┌────────

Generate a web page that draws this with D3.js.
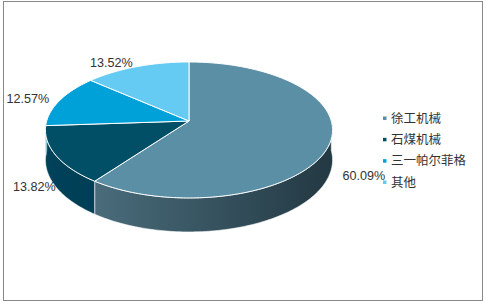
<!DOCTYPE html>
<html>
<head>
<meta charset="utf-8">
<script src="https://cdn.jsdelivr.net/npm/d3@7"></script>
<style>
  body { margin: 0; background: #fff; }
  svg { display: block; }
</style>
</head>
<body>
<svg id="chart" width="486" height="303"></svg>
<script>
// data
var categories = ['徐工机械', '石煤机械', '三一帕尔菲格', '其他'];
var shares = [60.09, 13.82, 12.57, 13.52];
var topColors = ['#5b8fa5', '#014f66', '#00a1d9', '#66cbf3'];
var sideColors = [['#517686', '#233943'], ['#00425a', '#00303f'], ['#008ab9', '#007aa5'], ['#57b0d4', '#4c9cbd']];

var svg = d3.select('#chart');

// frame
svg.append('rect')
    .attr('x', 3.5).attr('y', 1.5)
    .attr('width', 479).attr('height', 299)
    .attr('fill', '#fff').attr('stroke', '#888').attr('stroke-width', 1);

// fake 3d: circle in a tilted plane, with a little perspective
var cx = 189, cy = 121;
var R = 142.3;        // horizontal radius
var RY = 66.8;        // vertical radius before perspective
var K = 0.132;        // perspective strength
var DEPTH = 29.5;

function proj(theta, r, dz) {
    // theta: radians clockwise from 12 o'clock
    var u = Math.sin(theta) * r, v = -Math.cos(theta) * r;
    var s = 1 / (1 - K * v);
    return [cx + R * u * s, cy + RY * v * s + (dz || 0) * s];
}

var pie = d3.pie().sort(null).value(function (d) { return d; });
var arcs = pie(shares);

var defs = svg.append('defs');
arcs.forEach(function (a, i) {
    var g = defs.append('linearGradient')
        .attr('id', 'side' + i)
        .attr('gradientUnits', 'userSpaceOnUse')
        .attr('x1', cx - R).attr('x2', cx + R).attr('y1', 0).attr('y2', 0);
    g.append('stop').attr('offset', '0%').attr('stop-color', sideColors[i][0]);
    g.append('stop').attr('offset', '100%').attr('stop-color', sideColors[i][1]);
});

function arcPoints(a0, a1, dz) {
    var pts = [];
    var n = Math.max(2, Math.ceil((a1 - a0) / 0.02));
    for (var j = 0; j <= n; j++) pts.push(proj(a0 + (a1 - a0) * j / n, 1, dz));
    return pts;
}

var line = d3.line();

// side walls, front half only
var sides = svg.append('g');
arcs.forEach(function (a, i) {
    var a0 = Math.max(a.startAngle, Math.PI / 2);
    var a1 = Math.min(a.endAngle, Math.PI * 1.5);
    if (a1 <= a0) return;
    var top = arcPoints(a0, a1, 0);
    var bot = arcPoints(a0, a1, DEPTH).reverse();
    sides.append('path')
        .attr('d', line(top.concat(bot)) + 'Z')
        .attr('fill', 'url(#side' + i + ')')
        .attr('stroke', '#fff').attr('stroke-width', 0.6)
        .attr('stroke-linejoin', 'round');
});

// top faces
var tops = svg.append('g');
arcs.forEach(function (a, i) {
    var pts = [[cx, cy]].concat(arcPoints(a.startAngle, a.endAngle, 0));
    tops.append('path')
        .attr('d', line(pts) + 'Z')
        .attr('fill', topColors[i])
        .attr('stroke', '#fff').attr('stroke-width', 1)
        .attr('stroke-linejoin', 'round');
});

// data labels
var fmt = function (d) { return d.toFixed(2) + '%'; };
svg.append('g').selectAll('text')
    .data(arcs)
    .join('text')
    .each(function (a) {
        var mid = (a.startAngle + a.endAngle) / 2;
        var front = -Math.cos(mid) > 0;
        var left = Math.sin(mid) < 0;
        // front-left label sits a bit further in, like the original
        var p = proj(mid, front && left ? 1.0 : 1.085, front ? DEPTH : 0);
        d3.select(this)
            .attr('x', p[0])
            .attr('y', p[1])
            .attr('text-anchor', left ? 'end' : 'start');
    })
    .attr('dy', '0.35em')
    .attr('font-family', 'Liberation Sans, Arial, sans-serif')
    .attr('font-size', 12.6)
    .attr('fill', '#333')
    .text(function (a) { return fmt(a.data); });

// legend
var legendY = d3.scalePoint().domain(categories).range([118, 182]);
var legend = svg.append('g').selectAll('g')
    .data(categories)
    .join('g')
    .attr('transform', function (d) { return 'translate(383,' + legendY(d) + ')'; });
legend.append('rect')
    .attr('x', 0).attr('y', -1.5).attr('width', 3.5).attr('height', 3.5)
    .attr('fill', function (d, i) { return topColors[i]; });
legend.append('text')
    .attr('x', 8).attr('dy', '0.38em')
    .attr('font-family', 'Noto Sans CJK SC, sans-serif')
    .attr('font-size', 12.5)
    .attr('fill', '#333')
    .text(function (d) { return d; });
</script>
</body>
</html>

└────────

▶ **Requirements**: From the first line above to the line containing "var line = d3.line();", repeat each line exactly. Pictures stay out.

▶ **Solution to this problem**:
Generate a web page that draws this with D3.js.
<!DOCTYPE html>
<html>
<head>
<meta charset="utf-8">
<script src="https://cdn.jsdelivr.net/npm/d3@7"></script>
<style>
  body { margin: 0; background: #fff; }
  svg { display: block; }
</style>
</head>
<body>
<svg id="chart" width="486" height="303"></svg>
<script>
// data
var categories = ['徐工机械', '石煤机械', '三一帕尔菲格', '其他'];
var shares = [60.09, 13.82, 12.57, 13.52];
var topColors = ['#5b8fa5', '#014f66', '#00a1d9', '#66cbf3'];
var sideColors = [['#517686', '#233943'], ['#00425a', '#00303f'], ['#008ab9', '#007aa5'], ['#57b0d4', '#4c9cbd']];

var svg = d3.select('#chart');

// frame
svg.append('rect')
    .attr('x', 3.5).attr('y', 1.5)
    .attr('width', 479).attr('height', 299)
    .attr('fill', '#fff').attr('stroke', '#888').attr('stroke-width', 1);

// fake 3d: circle in a tilted plane, with a little perspective
var cx = 189, cy = 121;
var R = 142.3;        // horizontal radius
var RY = 66.8;        // vertical radius before perspective
var K = 0.132;        // perspective strength
var DEPTH = 29.5;

function proj(theta, r, dz) {
    // theta: radians clockwise from 12 o'clock
    var u = Math.sin(theta) * r, v = -Math.cos(theta) * r;
    var s = 1 / (1 - K * v);
    return [cx + R * u * s, cy + RY * v * s + (dz || 0) * s];
}

var pie = d3.pie().sort(null).value(function (d) { return d; });
var arcs = pie(shares);

var defs = svg.append('defs');
arcs.forEach(function (a, i) {
    var g = defs.append('linearGradient')
        .attr('id', 'side' + i)
        .attr('gradientUnits', 'userSpaceOnUse')
        .attr('x1', cx - R).attr('x2', cx + R).attr('y1', 0).attr('y2', 0);
    g.append('stop').attr('offset', '0%').attr('stop-color', sideColors[i][0]);
    g.append('stop').attr('offset', '100%').attr('stop-color', sideColors[i][1]);
});

function arcPoints(a0, a1, dz) {
    var pts = [];
    var n = Math.max(2, Math.ceil((a1 - a0) / 0.02));
    for (var j = 0; j <= n; j++) pts.push(proj(a0 + (a1 - a0) * j / n, 1, dz));
    return pts;
}

var line = d3.line();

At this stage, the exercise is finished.